>> begin GIVEN MATERIAL
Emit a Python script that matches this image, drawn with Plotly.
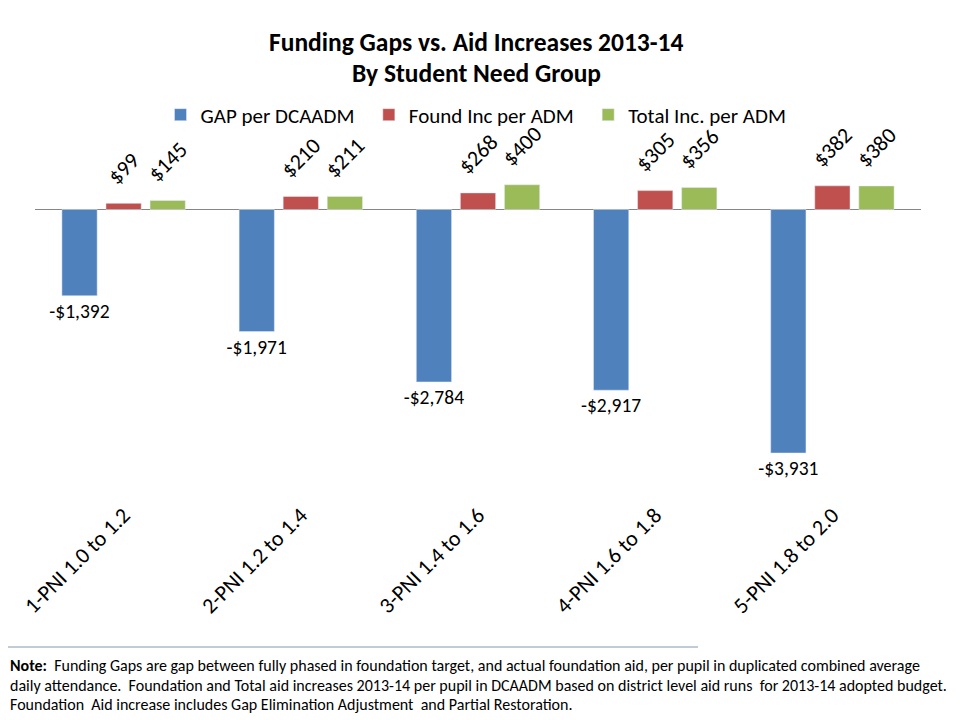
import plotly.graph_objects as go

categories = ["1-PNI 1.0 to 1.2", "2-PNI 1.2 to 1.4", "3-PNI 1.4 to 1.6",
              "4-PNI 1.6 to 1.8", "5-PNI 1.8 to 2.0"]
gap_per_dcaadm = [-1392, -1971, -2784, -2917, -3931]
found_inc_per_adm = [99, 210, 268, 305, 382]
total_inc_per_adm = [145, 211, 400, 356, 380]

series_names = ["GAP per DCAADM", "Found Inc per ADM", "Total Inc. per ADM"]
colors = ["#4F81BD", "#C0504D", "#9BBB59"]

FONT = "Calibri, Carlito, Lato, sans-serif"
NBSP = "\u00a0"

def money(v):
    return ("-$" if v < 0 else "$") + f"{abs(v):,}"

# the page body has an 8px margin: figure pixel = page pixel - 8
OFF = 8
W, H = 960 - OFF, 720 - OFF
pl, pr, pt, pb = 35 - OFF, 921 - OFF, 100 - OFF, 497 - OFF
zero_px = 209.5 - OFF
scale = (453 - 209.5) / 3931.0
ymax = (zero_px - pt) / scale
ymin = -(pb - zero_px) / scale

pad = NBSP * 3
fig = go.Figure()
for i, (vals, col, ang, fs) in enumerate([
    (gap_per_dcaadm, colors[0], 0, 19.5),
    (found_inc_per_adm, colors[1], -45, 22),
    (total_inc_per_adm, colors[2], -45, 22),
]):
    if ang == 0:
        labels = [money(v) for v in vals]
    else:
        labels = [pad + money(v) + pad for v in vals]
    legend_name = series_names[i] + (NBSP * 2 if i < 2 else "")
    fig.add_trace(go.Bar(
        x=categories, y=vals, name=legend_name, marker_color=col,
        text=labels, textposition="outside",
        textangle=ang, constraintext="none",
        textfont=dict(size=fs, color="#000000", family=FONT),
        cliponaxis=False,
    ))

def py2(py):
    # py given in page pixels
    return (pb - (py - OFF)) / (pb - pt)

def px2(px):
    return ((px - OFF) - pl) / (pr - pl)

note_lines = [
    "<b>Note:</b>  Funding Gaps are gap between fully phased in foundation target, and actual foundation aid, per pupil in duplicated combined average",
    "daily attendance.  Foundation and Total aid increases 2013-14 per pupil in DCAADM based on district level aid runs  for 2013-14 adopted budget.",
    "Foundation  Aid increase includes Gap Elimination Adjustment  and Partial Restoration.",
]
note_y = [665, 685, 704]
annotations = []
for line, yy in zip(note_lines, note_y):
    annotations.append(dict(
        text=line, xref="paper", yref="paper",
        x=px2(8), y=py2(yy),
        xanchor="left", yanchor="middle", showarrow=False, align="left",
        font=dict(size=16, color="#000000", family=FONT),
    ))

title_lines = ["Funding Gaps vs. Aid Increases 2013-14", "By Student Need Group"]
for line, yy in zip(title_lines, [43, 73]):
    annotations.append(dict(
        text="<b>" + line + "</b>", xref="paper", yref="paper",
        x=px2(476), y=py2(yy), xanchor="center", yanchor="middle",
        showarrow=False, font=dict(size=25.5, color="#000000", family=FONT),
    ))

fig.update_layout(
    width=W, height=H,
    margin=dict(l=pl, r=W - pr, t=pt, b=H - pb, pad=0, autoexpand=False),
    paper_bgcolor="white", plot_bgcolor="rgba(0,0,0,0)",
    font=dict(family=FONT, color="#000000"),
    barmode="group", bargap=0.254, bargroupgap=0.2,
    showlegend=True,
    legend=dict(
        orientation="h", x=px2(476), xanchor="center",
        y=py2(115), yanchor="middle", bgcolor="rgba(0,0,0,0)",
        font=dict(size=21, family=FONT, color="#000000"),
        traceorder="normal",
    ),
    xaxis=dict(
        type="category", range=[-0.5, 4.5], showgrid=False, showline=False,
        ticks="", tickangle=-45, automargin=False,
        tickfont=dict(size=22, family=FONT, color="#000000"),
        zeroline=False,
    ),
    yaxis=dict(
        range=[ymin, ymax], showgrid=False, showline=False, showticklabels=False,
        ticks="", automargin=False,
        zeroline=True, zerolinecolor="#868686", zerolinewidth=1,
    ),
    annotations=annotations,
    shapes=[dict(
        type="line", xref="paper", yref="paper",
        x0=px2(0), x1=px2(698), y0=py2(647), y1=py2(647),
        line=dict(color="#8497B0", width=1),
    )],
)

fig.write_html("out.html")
>> end GIVEN MATERIAL
*EXERCISE PROMPT*: Leave out the pictures. Transcribe only the lines above, from the first through the one that contains "ymin = -(pb - zero_px) / scale".

*SOLUTION*:
Emit a Python script that matches this image, drawn with Plotly.
import plotly.graph_objects as go

categories = ["1-PNI 1.0 to 1.2", "2-PNI 1.2 to 1.4", "3-PNI 1.4 to 1.6",
              "4-PNI 1.6 to 1.8", "5-PNI 1.8 to 2.0"]
gap_per_dcaadm = [-1392, -1971, -2784, -2917, -3931]
found_inc_per_adm = [99, 210, 268, 305, 382]
total_inc_per_adm = [145, 211, 400, 356, 380]

series_names = ["GAP per DCAADM", "Found Inc per ADM", "Total Inc. per ADM"]
colors = ["#4F81BD", "#C0504D", "#9BBB59"]

FONT = "Calibri, Carlito, Lato, sans-serif"
NBSP = "\u00a0"

def money(v):
    return ("-$" if v < 0 else "$") + f"{abs(v):,}"

# the page body has an 8px margin: figure pixel = page pixel - 8
OFF = 8
W, H = 960 - OFF, 720 - OFF
pl, pr, pt, pb = 35 - OFF, 921 - OFF, 100 - OFF, 497 - OFF
zero_px = 209.5 - OFF
scale = (453 - 209.5) / 3931.0
ymax = (zero_px - pt) / scale
ymin = -(pb - zero_px) / scale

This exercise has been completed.